2003 Fiscal Year Final Research Report Summary
Basic Studies on Automatic Text Summarization as an Aid for Human Intellectual Activities
Project/Area Number |
13680444
|
Research Category |
Grant-in-Aid for Scientific Research (C)
|
Allocation Type | Single-year Grants |
Section | 一般 |
Research Field |
Intelligent informatics
|
Research Institution | Toyohashi University of Technology |
Principal Investigator |
MASUYAMA Shigeru Toyohashi University of Technology, Department of Knowledge-based Information Engineering, Professor, 工学部, 教授 (60173762)
|
Project Period (FY) |
2001 – 2003
|
Keywords | automatic text summarization / multiple document summarization / user interaction / disabbreviation / paraphrasing / information access technology / natural language processing |
Research Abstract |
In this project, we put the focus on the following two themes : 1.sentence reduction for summarization, 2. multiple document summarization, and the following results were obtained. As for the sentence reduction, we proposed a method for deleting adnominal verb phrases. This method is based on the observation that if the kinds of verbs which modify the noun modified by the verb is limited, then the adnominal verb phrase can be easily associated with by the noun and maybe deleted. Such diversity of modifying verbs is measured by entropy. We also proposed a method of deleting multiple adnominal phrases. The degree of deletability of an adnominal phrase is estimated by the importance of the noun in the phrase and mutual information.

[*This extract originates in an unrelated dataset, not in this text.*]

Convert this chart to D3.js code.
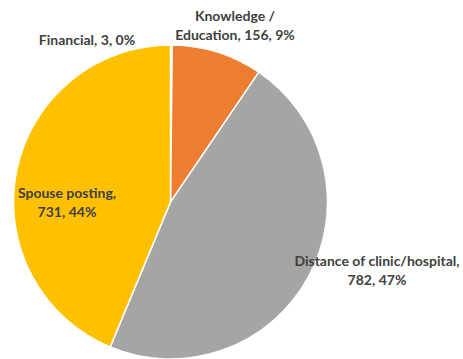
<!DOCTYPE html>
<html>
<head>
<meta charset="utf-8">
<script src="https://cdn.jsdelivr.net/npm/d3@7"></script>
<style>
  html, body { margin: 0; padding: 0; background: #fff; }
  svg text { font-family: Lato, "Open Sans", sans-serif; font-size: 14px; fill: #404040; font-weight: 700; }
</style>
</head>
<body>
<svg id="chart" width="463" height="359"></svg>
<script>
// chart data
const categories = ["Financial", "Knowledge / Education", "Distance of clinic/hospital", "Spouse posting"];
const values = [3, 156, 782, 731];
const percents = ["0%", "9%", "47%", "44%"];
const colors = ["#4472C4", "#ED7D31", "#A5A5A5", "#FFC000"];

// label lines, and where each label block sits (centre x, first baseline y)
const labelLines = [
    ["Financial, 3, 0%"],
    ["Knowledge /", "Education, 156, 9%"],
    ["Distance of clinic/hospital,", "782, 47%"],
    ["Spouse posting,", "731, 44%"]
];
const labelPos = [[87, 45], [235, 21], [377, 266], [67, 198]];

const svg = d3.select("#chart");
const cx = 170.5, cy = 202, radius = 157;

const pie = d3.pie().sort(null).value((d) => d);
const arc = d3.arc().innerRadius(0).outerRadius(radius);

const g = svg.append("g").attr("transform", `translate(${cx},${cy})`);
g.selectAll("path.slice")
    .data(pie(values))
    .enter()
    .append("path")
    .attr("class", "slice")
    .attr("d", arc)
    .attr("fill", (d, i) => colors[i])
    .attr("stroke", "#fff")
    .attr("stroke-width", 1.5);

const labels = svg.append("g").attr("id", "labels");
labelLines.forEach((lines, i) => {
    const t = labels
        .append("text")
        .attr("text-anchor", "middle")
        .attr("x", labelPos[i][0])
        .attr("y", labelPos[i][1]);
    lines.forEach((line, j) => {
        t.append("tspan")
            .attr("x", labelPos[i][0])
            .attr("dy", j === 0 ? 0 : 19)
            .text(line);
    });
});
</script>
</body>
</html>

We developed a multiple document summarization system GOLD. Previous experiences show that a good automatic summarization system can be developed by combining appropreately a number of summarization techniques. Thus we developed GOLD by combining a variety of summarization techniques both conventional and newly introduced. The evalution results at TSC 2 of NTCIR 3 was satisfactory. In a multiple document summarization, the document set to be summarized usually has multiple topics. However, a user may not necessarily to be interested in all topics. Thus, a user customized summary is needed. To cope with this need, we developed a multiple document summarization system with user interaction. The system suggests keywords extracted from the document set to be summarized and the user choose appropreate keywords among them. The evalution results at TSC 3 of NTCIR 4 was remarkable, in particular, in content evaluation. As a related results, we proposed a method for acquiring knowledge from a single corpus on disabbreviations for Japanese nouns. This knowledge is useful e.g., for information retrieval, word sense disambiguation and summarization.
|